Per-row hashed seed. random.Random(blake2b(f"{seed}:{i}")) makes row i reproducible on its own — you can regenerate any subset, in any order, on any machine, and get the same rows. That’s why the asserts at the bottom hold. It’s the same trick kaos-embeddings uses to make training-corpus generation deterministic.
Pools + structure. Realistic data comes from realistic pools — UTBMS task codes, role-based rates, kaos-names for matter codenames (its noun pool is legal terms). Swap the pools to retarget the generator.
Labeled by construction.
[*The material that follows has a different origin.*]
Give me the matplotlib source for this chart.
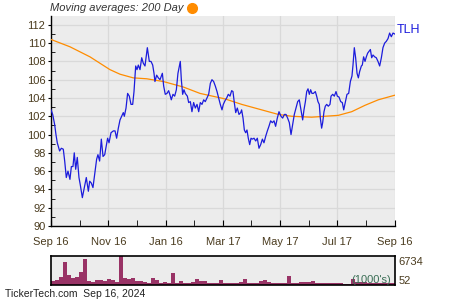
import numpy as np
import matplotlib
matplotlib.use("Agg")
import matplotlib.pyplot as plt
import matplotlib.dates as mdates
from datetime import datetime, timedelta

plt.rcParams['font.family'] = ['Liberation Sans', 'DejaVu Sans']

start = datetime(2023, 9, 16)

# TLH closing prices, day offsets from start
price_day = [0, 1.8, 3.9, 5.3, 6.7, 9.2, 11.0, 13.1, 14.6, 16.3, 18.1, 20.2, 21.7, 23.4, 24.8, 26.3,
             28.0, 29.8, 31.2, 33.4, 35.9, 37.6, 39.8, 41.2, 42.9, 44.7, 46.5, 48.6, 50.0, 51.8, 53.6,
             55.4, 57.2, 60.3, 61.8, 63.9, 66.4, 68.2, 69.9, 71.7, 73.5, 75.3, 77.0, 78.1, 79.9, 81.6,
             83.4, 85.2, 87.0, 88.4, 90.2, 91.6, 93.0, 94.8, 96.6, 98.3, 100.1, 102.6, 104.7, 106.5,
             108.3, 109.7, 110.7, 112.5, 114.3, 116.1, 118.6, 120.0, 121.7, 123.5, 125.3, 127.1, 128.1,
             129.9, 131.7, 133.5, 135.2, 137.7, 138.8, 140.2, 141.6, 143.0, 145.2, 146.6, 148.4, 150.1,
             151.9, 153.7, 155.5, 157.3, 159.0, 160.8, 162.6, 164.3, 166.1, 167.9, 169.7, 171.4, 173.2,
             175.0, 176.8, 178.6, 180.3, 182.1, 183.5, 185.3, 187.1, 188.8, 190.6, 192.4, 193.8, 195.2,
             196.7, 198.4, 200.2, 202.0, 203.0, 204.5, 205.9, 207.3, 208.7, 210.1, 211.6, 213.0, 214.4,
             216.2, 218.0, 219.7, 221.5, 223.3, 225.1, 226.8, 228.6, 230.4, 232.1, 233.9, 235.7, 237.5,
             239.2, 241.0, 242.8, 244.9, 246.7, 248.5, 250.3, 252.0, 253.8, 255.6, 257.4, 259.1, 260.9,
             262.7, 264.4, 266.2, 268.0, 269.4, 270.9, 272.3, 273.7, 275.1, 276.5, 277.9, 279.4, 281.5,
             282.9, 284.3, 285.7, 286.8, 288.2, 289.3, 290.7, 292.1, 293.6, 295.3, 297.1, 298.2, 300.0,
             301.7, 303.5, 304.9, 306.7, 308.5, 310.2, 311.7, 313.4, 315.2, 317.0, 318.8, 320.5, 321.6,
             323.0, 324.4, 325.9, 327.3, 328.7, 330.5, 331.5, 332.9, 334.4, 335.8, 337.2, 338.6, 340.1,
             341.5, 342.9, 344.7, 346.4, 348.2, 350.0, 351.8, 353.5, 355.3, 357.1, 358.9, 360.6, 362.4,
             364.2, 366.0]
price = [102.7, 102.2, 101.1, 100.0, 99.1, 98.2, 98.5, 98.4, 97.1, 95.3, 96.0, 95.1, 96.5, 96.5, 98.0, 96.2,
         97.5, 95.3, 94.5, 93.1, 94.4, 95.3, 93.8, 94.9, 94.7, 94.2, 95.6, 97.3, 97.8, 97.1, 99.5,
         97.6, 97.8, 99.6, 99.1, 100.2, 100.4, 100.4, 99.6, 100.7, 101.6, 102.0, 102.4, 102.0, 102.9, 104.5,
         104.2, 103.3, 103.3, 104.7, 107.5, 107.1, 107.6, 107.1, 108.4, 107.8, 107.5, 109.5, 108.0, 108.0,
         107.6, 106.7, 105.8, 106.5, 106.2, 106.0, 106.7, 105.3, 104.4, 104.5, 104.8, 104.2, 103.8,
         104.4, 104.2, 104.9, 106.7, 108.0, 106.0, 104.4, 104.9, 104.5, 104.2, 103.5, 103.6, 102.5,
         103.5, 102.9, 103.3, 102.5, 103.5, 103.3, 103.8, 103.6, 104.0, 104.4, 105.6, 106.0, 105.8,
         105.3, 104.7, 104.0, 103.3, 102.7, 103.3, 103.7, 104.0, 104.4, 104.2, 104.8, 104.7, 103.5,
         102.4, 102.9, 102.2, 102.4, 102.7, 101.8, 100.5, 100.2, 100.5, 99.6, 98.9, 99.6, 99.5,
         99.6, 99.3, 99.6, 98.5, 98.9, 99.5, 99.1, 99.8, 100.4, 100.9, 101.5, 101.3, 101.5,
         100.9, 101.8, 102.5, 102.0, 101.8, 102.2, 102.2, 101.8, 101.3, 100.0, 101.1, 102.2, 102.9,
         103.6, 103.8, 102.7, 101.6, 102.7, 103.6, 104.7, 105.0, 104.4, 104.9, 104.5, 104.5, 104.7,
         104.2, 103.6, 103.3, 101.8, 100.7, 101.3, 102.5, 103.1, 103.3, 103.1, 103.3, 104.2, 104.4,
         104.2, 104.7, 104.2, 104.1, 103.6, 103.5, 102.7, 103.5, 104.4, 104.5, 105.8, 106.4, 107.6,
         109.5, 108.4, 106.7, 106.2, 106.9, 107.5, 107.6, 108.5, 108.0, 108.5, 108.9, 109.1, 109.3,
         108.4, 108.7, 108.5, 108.4, 108.0, 107.5, 108.4, 109.5, 110.0, 110.2, 110.5, 111.1, 110.7,
         111.1, 111.0]

# 200 day moving average
ma_day = [0, 20.2, 41.5, 62.8, 73.5, 87.6, 101.9, 119.6, 140.9, 158.7, 185.3, 203.1, 220.8,
          242.1, 256.3, 277.6, 291.8, 305.9, 320.2, 334.4, 348.5, 366.0]
ma = [110.4, 109.6, 108.5, 107.1, 106.6, 106.2, 106.1, 105.8, 105.2, 104.5, 103.9, 103.3, 102.8,
      102.2, 102.0, 101.9, 102.0, 102.1, 102.5, 103.2, 103.8, 104.3]

# volume (1000's), one bar per ~4.26 days
volume = [860, 1100, 1900, 5300, 2260, 1500, 1900, 2900, 6000, 940, 700, 1100, 1100, 940, 1250, 1100,
          700, 6734, 1700, 1400, 1500, 860, 860, 620, 470, 1500, 1100, 310, 620, 390, 2700, 390,
          940, 390, 390, 620, 1250, 900, 900, 310, 310, 390, 1100, 310, 470, 470, 470, 620, 1250,
          470, 470, 470, 860, 1000, 700, 310, 310, 310, 310, 2000, 310, 310, 700, 550, 550, 940,
          470, 470, 390, 390, 390, 390, 390, 230, 230, 1250, 620, 620, 620, 500, 500, 500, 500,
          500, 500, 500]

major_dates = [datetime(2023, 9, 16), datetime(2023, 11, 16), datetime(2024, 1, 16), datetime(2024, 3, 17),
               datetime(2024, 5, 17), datetime(2024, 7, 17), datetime(2024, 9, 16)]
major_labels = ['Sep 16', 'Nov 16', 'Jan 16', 'Mar 17', 'May 17', 'Jul 17', 'Sep 16']

txt = '#4a3b1e'
grid_c = '#d9d9d9'
bg = '#ececec'

px = [start + timedelta(days=d) for d in price_day]
mx = [start + timedelta(days=d) for d in ma_day]
end = start + timedelta(days=366)

fig = plt.figure(figsize=(4.5, 3), dpi=100)
ax = fig.add_axes([0.1133, 0.2467, 0.7638, 0.701])
ax.set_facecolor(bg)
ax.plot(mx, ma, color='#ff8c00', lw=0.9, zorder=3)
ax.plot(px, price, color='#1c1cdc', lw=0.9, zorder=4)
ax.set_xlim(start, end)
ax.set_ylim(90, 113.0)

ax.set_yticks(np.arange(90, 113, 2))
ax.set_yticks(np.arange(91, 113, 2), minor=True)
ax.set_xticks(mdates.date2num(major_dates))
ax.set_xticklabels(major_labels)
mids = [(mdates.date2num(major_dates[i]) + mdates.date2num(major_dates[i + 1])) / 2 for i in range(6)]
ax.set_xticks(mids, minor=True)
ax.grid(True, which='major', color=grid_c, lw=0.9, zorder=0)
ax.set_axisbelow(True)
for s in ['top', 'right']:
    ax.spines[s].set_visible(False)
for s in ['left', 'bottom']:
    ax.spines[s].set_color('black')
    ax.spines[s].set_linewidth(1)
ax.tick_params(axis='y', which='major', direction='out', length=2, labelsize=8, labelcolor=txt, pad=2)
ax.tick_params(axis='y', which='minor', direction='in', length=3)
ax.tick_params(axis='x', which='both', direction='in', length=4, labelsize=8, labelcolor=txt, pad=8)

ax.text(1.007, 0.93, 'TLH', transform=ax.transAxes, color='#1c1cdc', fontsize=9, va='center', ha='left')

fig.text(0.111, 0.973, 'Moving averages: 200 Day', fontsize=8, style='italic', color='#333333',
         va='center', ha='left')
fig.lines.append(matplotlib.lines.Line2D([191.7 / 450], [1 - 7.5 / 300], marker='o', ms=7,
                                         color='#ff8c00', transform=fig.transFigure))

# volume panel
vax = fig.add_axes([0.1133, 0.051, 0.7638, 0.0947])
vax.set_facecolor(bg)
step = 366 / len(volume)
vx = [start + timedelta(days=step * (i + 0.5)) for i in range(len(volume))]
vax.bar(vx, volume, width=step, color='#993366', lw=0)
vax.set_xlim(start, end)
vax.set_ylim(0, 6734)
vax.set_xticks([])
vax.set_yticks([])
for s in vax.spines.values():
    s.set_color('black')
    s.set_linewidth(1.2)
vax.text(1.01, 0.8, '6734', transform=vax.transAxes, fontsize=8, color=txt, va='center', ha='left')
vax.text(1.01, 0.12, '52', transform=vax.transAxes, fontsize=8, color=txt, va='center', ha='left')
vax.text(0.99, 0.15, "(1000's)", transform=vax.transAxes, fontsize=8, color='#3a6e55', va='center',
         ha='right')

fig.text(0.011, 0.02, 'TickerTech.com  Sep 16, 2024', fontsize=7.5, color='#222222', va='center', ha='left')

fig.savefig('out.png', dpi=100)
Because you generated it, every row’s true matter, timekeeper, and task code are known — ideal for testing extraction/classification, or for benchmarking a workflow before you have real data.
For text generation (paraphrases, Q&A pairs) rather than structured rows, the same seed-then-fill idea applies, with a FunctionClient offline or a real model live.